▶ Your goal
Without the pictures, print the lines running from the beginning of the material to the line containing "80, 90, 100]", both ends included.

▶ Source material
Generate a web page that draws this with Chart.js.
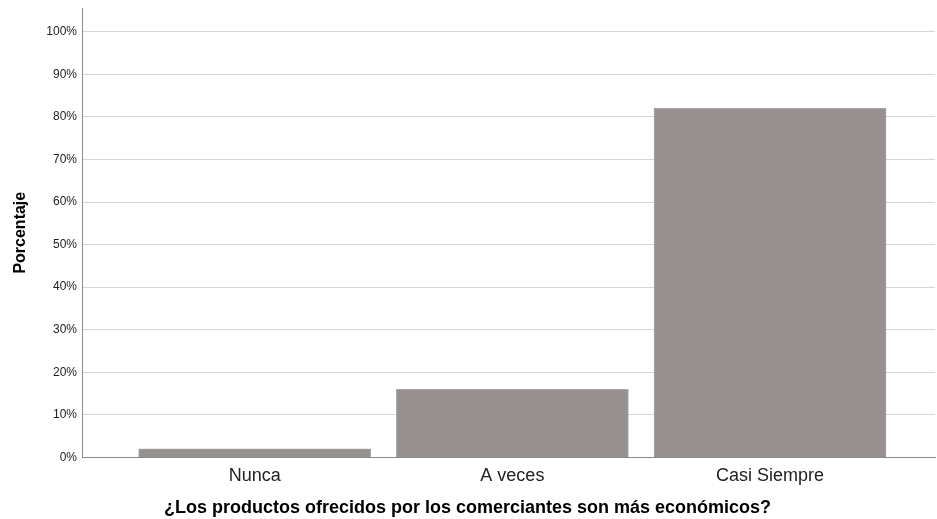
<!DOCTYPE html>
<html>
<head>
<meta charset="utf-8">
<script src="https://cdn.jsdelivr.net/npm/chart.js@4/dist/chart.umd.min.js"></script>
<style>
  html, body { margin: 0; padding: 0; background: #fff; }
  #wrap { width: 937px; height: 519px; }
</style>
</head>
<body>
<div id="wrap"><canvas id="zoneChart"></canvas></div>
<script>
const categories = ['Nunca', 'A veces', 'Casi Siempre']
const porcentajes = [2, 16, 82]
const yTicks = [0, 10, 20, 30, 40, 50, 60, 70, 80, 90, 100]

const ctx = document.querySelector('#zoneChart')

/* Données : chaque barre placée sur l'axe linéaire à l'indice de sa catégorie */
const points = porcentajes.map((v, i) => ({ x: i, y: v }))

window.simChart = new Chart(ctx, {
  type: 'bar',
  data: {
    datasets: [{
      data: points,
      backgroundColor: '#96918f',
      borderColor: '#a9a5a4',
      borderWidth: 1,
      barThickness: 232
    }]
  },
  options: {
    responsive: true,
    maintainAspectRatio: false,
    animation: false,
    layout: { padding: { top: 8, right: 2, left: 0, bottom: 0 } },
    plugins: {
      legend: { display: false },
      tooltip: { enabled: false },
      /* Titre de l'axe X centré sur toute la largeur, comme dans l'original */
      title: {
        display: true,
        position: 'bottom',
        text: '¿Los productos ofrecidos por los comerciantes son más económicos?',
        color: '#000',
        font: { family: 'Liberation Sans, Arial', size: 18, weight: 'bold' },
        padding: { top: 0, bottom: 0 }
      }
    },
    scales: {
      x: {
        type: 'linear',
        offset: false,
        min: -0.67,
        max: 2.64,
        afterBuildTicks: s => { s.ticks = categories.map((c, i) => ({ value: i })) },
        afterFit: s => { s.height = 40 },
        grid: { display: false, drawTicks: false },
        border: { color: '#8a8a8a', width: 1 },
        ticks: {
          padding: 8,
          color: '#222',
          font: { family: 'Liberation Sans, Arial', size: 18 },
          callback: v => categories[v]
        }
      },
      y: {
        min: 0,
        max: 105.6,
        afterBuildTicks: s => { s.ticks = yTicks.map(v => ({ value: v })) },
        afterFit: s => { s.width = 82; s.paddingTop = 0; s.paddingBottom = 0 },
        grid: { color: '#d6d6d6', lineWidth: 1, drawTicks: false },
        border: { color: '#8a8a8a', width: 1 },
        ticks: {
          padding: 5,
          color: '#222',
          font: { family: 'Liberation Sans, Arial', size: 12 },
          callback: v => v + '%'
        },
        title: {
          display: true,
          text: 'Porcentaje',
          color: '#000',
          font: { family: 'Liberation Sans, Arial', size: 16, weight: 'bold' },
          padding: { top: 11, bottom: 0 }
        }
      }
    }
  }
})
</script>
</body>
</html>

▶ Final result
Generate a web page that draws this with Chart.js.
<!DOCTYPE html>
<html>
<head>
<meta charset="utf-8">
<script src="https://cdn.jsdelivr.net/npm/chart.js@4/dist/chart.umd.min.js"></script>
<style>
  html, body { margin: 0; padding: 0; background: #fff; }
  #wrap { width: 937px; height: 519px; }
</style>
</head>
<body>
<div id="wrap"><canvas id="zoneChart"></canvas></div>
<script>
const categories = ['Nunca', 'A veces', 'Casi Siempre']
const porcentajes = [2, 16, 82]
const yTicks = [0, 10, 20, 30, 40, 50, 60, 70, 80, 90, 100]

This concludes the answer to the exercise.